On Sunday Abdel-Hadi Allam, the editor-in-chief of the state-owned Al-Ahram daily, used his regular column to call on officials to deal with the Regeni case in a straightforward manner. If they fail to do so, he warned, the case could begin to resonate in the same way as the 2010 police murder of Khaled Said. His beating to death by policemen, which the Interior Ministry attempted to deny, acts as a catalyst for the 2011 uprising against Hosni Mubarak.
“The naive attempts to explain away Regeni's death have hurt Egypt at home and abroad and offered some a justification to judge what is going on in the country now to be no different from what went on before the 25 January Revolution,” Allam wrote.
On Monday CBC anchor Lamis Al-Hadidi demanded during her programme that the Egyptian state disclose all the information it has to the Italians “for the sake of the homeland”.
Hanan Al-Badri, the head of Egyptian magazine Rosal-Youssef's office in Washington, said the Egyptian delegation must now disclose everything it knows about Regeni's murder. In a post on her Facebook page, Al-Badri wrote that Italian investigators were already in possession of solid evidence, acquired through a third partner, that includes recordings of phone calls between police officers at the scene of the crime. “The Italians know the name of Regeni's killers and their history, including the fact the main actor received a one-year suspended sentence after being convicted to torturing a detainee to death.”

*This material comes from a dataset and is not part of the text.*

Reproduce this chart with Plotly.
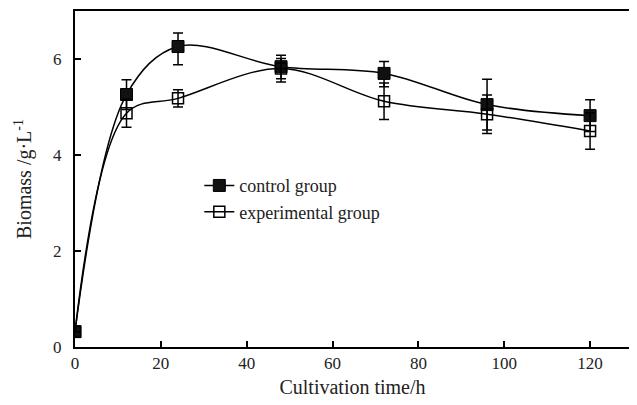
import plotly.graph_objects as go

time_h = [0, 12, 24, 48, 72, 96, 120]
control = [0.32, 5.26, 6.26, 5.84, 5.70, 5.05, 4.82]
control_err_plus = [0.0, 0.31, 0.28, 0.17, 0.25, 0.53, 0.33]
control_err_minus = [0.0, 0.31, 0.38, 0.25, 0.28, 0.53, 0.33]
experimental = [0.32, 4.87, 5.18, 5.80, 5.12, 4.85, 4.50]
experimental_err = [0.0, 0.29, 0.18, 0.28, 0.38, 0.40, 0.38]

font_family = "Liberation Serif, Times New Roman, serif"

fig = go.Figure()
fig.add_trace(go.Scatter(
    x=time_h, y=control, name="control group",
    mode="lines+markers",
    line=dict(color="black", width=1.5, shape="spline", smoothing=1.0),
    marker=dict(symbol="square", size=12, color="#111111", line=dict(color="black", width=1)),
    error_y=dict(type="data", array=control_err_plus, arrayminus=control_err_minus,
                 symmetric=False, color="black", thickness=1.5, width=5),
))
fig.add_trace(go.Scatter(
    x=time_h, y=experimental, name="experimental group",
    mode="lines+markers",
    line=dict(color="black", width=1.5, shape="spline", smoothing=1.0),
    marker=dict(symbol="square-open", size=11, color="black", line=dict(color="black", width=1.5)),
    error_y=dict(type="data", array=experimental_err, color="black", thickness=1.5, width=5),
))

fig.update_layout(
    width=629, height=397,
    margin=dict(l=67, r=7, t=3, b=58),
    paper_bgcolor="white", plot_bgcolor="white",
    font=dict(family=font_family, size=17, color="#222222"),
    showlegend=True,
    legend=dict(x=0.224, y=0.535, xanchor="left", yanchor="top",
                bgcolor="rgba(0,0,0,0)", font=dict(size=18, family=font_family),
                tracegroupgap=0),
    xaxis=dict(range=[0, 129.3], tickvals=[0, 20, 40, 60, 80, 100, 120],
               ticks="inside", ticklen=6, tickwidth=1.5, tickcolor="black",
               showline=True, linecolor="black", linewidth=2, mirror=True,
               showgrid=False, zeroline=False, automargin=False,
               title=dict(text="Cultivation time/h", font=dict(size=20, family=font_family), standoff=8)),
    yaxis=dict(range=[0, 7.0], tickvals=[0, 2, 4, 6],
               ticks="inside", ticklen=6, tickwidth=1.5, tickcolor="black",
               showline=True, linecolor="black", linewidth=2, mirror=True,
               showgrid=False, zeroline=False, automargin=False, ticklabelstandoff=8,
               title=dict(text="Biomass /g·L<sup>-1</sup>", font=dict(size=20, family=font_family), standoff=16)),
)

fig.write_html("out.html")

The truth, said Al-Badri, is inescapable. Egypt's choice now is to either produce Regeni's torturers or face the cut off of relations with Italy and other European Union states.
The Italian Association for Responsible Tourism (AITR) has already suspended its flights to Egypt until the circumstances of the killing of Regeni are disclosed. Italian companies affiliated with the association agreed to halt flights and have cancelled contracts due to be signed this month.